++++ Provided entries ++++
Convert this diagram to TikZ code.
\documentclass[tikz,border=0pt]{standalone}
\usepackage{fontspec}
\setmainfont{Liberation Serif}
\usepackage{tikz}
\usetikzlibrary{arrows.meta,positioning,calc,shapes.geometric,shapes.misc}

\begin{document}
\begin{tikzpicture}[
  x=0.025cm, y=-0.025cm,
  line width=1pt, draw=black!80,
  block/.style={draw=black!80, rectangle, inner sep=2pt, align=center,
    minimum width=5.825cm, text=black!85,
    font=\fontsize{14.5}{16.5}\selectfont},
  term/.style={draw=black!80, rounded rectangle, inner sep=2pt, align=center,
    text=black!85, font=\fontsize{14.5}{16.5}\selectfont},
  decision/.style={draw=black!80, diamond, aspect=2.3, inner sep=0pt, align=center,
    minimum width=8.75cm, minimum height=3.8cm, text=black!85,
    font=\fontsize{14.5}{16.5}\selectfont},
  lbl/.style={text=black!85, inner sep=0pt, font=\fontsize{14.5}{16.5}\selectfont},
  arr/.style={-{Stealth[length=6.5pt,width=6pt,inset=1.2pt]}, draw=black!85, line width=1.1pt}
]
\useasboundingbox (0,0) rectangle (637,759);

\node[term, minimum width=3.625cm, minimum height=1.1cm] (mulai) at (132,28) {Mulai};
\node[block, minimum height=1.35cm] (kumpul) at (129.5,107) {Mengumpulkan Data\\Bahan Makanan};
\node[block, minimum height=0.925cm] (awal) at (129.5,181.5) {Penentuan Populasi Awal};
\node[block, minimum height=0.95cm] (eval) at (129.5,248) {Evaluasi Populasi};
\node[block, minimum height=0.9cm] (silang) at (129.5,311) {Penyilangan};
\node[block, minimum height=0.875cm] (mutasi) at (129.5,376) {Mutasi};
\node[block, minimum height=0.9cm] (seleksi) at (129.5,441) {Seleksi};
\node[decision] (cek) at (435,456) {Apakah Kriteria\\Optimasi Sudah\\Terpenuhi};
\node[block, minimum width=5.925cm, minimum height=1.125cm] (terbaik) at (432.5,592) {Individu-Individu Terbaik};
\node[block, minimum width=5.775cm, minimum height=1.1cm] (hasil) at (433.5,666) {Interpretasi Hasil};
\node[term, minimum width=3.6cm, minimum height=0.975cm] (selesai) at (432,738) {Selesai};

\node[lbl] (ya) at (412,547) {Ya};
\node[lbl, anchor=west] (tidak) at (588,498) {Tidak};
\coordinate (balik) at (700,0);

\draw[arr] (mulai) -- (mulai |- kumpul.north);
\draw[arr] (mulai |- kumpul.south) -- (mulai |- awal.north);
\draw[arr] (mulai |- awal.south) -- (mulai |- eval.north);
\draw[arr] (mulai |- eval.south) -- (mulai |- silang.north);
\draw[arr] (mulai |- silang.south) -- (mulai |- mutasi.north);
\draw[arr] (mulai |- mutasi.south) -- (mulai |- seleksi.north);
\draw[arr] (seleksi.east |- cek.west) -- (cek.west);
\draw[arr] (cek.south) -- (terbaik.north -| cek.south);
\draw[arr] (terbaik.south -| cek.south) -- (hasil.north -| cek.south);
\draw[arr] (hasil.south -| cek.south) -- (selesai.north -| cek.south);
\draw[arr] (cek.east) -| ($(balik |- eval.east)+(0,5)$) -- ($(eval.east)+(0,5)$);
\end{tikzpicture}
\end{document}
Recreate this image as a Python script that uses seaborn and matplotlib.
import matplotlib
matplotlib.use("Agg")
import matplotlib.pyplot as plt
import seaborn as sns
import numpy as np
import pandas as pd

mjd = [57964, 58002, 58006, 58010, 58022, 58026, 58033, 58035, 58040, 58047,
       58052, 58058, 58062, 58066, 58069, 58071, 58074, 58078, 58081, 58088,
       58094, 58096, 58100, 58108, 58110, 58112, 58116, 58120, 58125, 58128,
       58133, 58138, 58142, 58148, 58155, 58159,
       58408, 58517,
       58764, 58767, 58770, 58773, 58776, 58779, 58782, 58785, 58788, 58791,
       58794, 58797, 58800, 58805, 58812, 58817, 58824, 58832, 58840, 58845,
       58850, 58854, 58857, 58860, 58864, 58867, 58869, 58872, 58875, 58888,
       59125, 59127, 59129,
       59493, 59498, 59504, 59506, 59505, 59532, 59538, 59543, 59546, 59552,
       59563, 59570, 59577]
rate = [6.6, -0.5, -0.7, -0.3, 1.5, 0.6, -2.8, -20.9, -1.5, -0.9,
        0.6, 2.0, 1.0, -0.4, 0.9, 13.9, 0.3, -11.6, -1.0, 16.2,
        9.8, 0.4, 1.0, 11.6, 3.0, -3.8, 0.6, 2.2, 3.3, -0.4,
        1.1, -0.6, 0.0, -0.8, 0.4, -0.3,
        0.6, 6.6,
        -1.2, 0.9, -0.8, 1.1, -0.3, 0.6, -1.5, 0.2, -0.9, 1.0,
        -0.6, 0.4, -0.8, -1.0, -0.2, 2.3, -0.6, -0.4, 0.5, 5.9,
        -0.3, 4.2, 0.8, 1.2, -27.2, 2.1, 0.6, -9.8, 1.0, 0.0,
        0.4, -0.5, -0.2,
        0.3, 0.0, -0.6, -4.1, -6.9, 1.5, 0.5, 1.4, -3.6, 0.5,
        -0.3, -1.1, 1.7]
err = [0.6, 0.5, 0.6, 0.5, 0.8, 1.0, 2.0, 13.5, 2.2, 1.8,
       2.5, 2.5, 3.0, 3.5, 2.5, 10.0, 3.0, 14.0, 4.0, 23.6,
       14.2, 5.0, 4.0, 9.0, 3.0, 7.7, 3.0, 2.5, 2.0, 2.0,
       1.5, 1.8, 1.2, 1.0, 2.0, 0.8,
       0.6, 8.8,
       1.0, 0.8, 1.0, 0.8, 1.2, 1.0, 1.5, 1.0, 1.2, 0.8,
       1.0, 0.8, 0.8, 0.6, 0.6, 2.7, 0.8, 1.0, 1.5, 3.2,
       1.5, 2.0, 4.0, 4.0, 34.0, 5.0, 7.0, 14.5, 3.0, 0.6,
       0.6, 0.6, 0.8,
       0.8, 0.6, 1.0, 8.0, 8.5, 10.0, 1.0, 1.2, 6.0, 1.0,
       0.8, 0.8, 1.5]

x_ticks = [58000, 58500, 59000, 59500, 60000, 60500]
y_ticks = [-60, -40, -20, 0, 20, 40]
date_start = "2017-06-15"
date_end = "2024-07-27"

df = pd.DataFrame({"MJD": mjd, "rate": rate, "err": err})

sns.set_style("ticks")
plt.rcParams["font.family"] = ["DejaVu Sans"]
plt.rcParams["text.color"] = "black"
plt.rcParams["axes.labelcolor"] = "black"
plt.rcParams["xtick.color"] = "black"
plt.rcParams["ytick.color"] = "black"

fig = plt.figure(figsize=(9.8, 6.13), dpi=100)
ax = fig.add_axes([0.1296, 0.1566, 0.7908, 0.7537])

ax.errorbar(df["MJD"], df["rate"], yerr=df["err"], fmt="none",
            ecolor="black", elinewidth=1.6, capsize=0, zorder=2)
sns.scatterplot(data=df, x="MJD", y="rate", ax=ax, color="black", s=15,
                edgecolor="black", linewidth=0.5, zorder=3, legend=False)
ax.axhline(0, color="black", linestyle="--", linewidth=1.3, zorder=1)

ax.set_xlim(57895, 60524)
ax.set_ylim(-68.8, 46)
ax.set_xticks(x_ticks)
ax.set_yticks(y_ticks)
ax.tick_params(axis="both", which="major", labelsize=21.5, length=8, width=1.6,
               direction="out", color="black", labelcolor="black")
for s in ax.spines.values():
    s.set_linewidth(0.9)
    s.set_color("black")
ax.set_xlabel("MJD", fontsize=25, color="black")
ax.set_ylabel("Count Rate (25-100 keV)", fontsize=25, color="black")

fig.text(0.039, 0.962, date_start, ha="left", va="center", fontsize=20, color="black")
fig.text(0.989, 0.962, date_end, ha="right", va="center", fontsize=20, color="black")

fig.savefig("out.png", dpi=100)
++++
++++ Provided entries ++++
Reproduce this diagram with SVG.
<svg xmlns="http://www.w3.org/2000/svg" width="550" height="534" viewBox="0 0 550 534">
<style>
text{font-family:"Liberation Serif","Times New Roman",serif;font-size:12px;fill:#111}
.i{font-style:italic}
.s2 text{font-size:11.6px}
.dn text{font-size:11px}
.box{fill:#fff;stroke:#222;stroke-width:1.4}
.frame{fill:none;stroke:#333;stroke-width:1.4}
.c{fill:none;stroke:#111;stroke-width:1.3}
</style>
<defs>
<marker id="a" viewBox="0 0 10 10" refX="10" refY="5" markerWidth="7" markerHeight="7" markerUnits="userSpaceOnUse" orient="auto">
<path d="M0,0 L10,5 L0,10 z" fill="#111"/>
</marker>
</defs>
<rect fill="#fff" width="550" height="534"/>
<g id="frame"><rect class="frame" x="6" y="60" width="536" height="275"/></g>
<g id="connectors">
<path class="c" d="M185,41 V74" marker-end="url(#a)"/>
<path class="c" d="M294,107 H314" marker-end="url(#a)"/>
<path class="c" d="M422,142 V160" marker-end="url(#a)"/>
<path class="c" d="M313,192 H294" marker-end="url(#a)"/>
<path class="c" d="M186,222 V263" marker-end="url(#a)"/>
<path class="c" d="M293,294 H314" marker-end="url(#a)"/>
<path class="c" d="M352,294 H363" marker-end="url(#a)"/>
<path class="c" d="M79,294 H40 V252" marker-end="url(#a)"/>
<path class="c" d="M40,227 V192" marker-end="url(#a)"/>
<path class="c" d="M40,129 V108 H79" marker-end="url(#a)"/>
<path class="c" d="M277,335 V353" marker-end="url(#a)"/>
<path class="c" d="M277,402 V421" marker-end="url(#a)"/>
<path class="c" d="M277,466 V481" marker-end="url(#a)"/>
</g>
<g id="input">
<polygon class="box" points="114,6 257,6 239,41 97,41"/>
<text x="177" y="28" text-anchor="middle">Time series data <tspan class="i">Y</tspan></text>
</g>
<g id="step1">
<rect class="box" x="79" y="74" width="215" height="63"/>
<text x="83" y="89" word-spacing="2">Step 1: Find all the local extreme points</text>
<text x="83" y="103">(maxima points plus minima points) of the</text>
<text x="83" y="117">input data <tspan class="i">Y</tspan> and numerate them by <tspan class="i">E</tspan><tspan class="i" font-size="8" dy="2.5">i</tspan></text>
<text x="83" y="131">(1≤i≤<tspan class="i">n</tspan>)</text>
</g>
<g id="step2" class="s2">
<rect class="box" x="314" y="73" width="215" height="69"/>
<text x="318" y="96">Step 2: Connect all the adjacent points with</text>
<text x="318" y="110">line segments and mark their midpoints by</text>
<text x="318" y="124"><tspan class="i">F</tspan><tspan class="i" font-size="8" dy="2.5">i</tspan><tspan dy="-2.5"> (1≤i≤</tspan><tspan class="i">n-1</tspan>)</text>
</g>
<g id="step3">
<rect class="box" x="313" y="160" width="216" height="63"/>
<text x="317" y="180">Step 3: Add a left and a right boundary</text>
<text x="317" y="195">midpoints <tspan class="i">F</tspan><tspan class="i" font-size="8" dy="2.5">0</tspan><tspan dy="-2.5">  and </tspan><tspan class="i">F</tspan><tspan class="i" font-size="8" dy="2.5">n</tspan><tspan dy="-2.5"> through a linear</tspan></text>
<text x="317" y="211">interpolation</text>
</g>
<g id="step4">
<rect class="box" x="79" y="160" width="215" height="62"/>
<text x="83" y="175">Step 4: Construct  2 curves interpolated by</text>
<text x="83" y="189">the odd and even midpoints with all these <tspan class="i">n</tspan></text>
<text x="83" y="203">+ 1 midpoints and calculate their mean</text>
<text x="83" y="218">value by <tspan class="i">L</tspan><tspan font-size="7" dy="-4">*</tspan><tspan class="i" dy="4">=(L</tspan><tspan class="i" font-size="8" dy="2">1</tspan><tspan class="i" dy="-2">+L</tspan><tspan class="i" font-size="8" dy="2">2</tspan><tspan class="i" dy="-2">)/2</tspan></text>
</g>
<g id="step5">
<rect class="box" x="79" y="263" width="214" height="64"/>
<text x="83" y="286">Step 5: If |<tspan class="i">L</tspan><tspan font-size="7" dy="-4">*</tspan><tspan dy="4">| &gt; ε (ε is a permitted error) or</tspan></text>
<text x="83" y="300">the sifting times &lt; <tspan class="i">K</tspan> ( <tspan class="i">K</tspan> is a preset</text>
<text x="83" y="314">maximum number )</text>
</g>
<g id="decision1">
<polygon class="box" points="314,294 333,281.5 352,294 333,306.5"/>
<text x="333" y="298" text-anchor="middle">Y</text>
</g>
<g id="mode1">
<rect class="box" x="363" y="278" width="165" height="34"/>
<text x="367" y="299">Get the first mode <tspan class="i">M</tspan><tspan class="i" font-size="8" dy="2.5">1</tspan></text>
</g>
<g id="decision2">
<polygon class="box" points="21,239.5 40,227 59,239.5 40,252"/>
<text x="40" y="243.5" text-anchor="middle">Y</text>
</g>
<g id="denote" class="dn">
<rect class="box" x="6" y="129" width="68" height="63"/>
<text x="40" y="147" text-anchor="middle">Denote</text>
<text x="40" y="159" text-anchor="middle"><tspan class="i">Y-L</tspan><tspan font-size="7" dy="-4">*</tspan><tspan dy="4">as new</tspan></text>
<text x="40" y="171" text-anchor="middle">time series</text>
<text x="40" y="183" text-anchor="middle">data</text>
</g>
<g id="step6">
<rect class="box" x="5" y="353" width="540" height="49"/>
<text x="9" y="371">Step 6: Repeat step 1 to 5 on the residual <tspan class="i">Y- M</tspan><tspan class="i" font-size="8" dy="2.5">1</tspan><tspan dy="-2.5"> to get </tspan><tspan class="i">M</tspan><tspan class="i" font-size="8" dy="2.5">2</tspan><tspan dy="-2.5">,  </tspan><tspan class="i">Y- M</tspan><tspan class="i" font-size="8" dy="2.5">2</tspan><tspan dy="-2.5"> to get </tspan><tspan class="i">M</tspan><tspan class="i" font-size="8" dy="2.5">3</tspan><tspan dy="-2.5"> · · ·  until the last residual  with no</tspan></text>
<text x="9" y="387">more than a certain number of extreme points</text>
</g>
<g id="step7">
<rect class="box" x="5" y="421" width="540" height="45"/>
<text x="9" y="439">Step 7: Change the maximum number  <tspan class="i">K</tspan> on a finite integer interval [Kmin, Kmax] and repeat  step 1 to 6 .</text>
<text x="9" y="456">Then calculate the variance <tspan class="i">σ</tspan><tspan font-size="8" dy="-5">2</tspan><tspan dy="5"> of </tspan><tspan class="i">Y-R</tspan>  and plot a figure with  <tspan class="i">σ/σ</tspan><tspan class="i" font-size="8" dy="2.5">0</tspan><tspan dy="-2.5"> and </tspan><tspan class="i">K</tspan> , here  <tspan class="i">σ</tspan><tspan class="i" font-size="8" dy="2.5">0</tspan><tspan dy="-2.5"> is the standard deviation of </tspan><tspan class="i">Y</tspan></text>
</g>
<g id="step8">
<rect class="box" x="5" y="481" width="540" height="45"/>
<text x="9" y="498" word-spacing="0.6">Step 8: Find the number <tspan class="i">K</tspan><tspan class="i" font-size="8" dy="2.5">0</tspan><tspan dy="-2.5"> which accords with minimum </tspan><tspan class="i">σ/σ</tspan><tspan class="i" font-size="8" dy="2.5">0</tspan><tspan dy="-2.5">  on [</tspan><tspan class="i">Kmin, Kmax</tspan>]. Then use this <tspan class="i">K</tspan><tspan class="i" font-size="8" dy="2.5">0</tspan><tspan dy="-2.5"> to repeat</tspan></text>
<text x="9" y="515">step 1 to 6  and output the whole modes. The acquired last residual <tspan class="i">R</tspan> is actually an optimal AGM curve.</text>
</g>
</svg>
++++
++++ Provided entries ++++
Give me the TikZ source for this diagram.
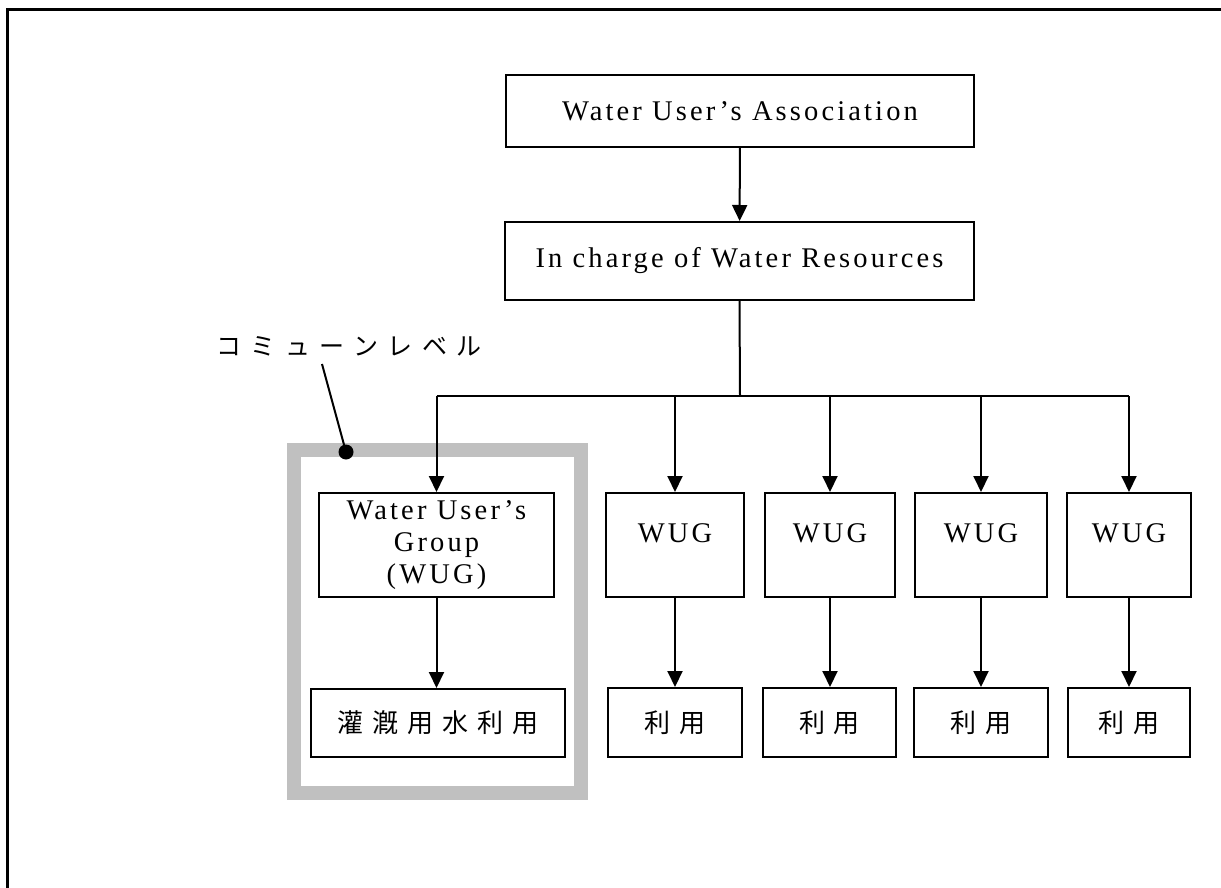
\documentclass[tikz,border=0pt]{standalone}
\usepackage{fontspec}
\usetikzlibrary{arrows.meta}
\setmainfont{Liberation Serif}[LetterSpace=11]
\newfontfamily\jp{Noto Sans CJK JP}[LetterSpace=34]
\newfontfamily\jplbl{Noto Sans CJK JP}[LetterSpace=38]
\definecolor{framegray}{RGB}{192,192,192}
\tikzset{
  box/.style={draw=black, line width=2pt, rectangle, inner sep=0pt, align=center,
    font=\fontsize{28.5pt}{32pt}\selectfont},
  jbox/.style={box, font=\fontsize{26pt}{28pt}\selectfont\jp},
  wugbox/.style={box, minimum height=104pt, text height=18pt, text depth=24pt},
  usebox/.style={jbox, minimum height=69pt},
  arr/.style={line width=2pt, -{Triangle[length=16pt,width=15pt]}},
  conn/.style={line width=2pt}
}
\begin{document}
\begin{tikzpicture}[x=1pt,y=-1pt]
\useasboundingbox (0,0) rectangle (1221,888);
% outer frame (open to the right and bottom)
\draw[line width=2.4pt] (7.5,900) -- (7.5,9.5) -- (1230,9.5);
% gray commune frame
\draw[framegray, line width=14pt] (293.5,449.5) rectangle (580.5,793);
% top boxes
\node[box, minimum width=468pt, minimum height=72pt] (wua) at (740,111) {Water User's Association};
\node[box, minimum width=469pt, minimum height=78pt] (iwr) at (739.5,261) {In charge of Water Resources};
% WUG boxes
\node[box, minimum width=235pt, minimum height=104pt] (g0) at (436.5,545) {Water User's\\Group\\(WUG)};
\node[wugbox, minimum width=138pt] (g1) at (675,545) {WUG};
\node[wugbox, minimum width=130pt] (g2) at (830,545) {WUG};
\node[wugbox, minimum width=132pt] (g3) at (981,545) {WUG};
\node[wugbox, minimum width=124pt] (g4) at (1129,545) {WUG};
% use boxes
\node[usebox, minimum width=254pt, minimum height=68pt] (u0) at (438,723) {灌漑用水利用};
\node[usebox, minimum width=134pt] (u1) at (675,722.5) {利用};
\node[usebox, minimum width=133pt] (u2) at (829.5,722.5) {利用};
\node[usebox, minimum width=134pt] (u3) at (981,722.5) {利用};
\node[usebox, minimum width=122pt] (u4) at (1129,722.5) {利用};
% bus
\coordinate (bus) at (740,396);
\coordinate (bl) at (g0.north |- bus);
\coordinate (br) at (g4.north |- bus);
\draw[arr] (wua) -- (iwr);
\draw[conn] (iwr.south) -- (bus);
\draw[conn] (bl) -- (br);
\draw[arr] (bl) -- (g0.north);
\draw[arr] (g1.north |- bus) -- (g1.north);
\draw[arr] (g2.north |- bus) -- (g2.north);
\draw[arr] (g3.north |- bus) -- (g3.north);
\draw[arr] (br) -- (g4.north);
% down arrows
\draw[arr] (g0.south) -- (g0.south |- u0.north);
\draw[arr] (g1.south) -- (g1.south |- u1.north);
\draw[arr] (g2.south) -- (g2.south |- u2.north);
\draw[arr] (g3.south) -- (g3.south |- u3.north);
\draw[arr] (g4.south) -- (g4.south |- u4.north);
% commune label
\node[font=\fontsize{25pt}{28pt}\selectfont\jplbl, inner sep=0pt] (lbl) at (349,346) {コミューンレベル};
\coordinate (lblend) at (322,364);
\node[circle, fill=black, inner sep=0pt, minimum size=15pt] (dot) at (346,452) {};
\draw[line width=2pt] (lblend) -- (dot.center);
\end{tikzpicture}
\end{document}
++++
What to work on — Pick out, from the lines above, every one that contains the string "seaborn".

Exercise result —
Recreate this image as a Python script that uses seaborn and matplotlib.
import seaborn as sns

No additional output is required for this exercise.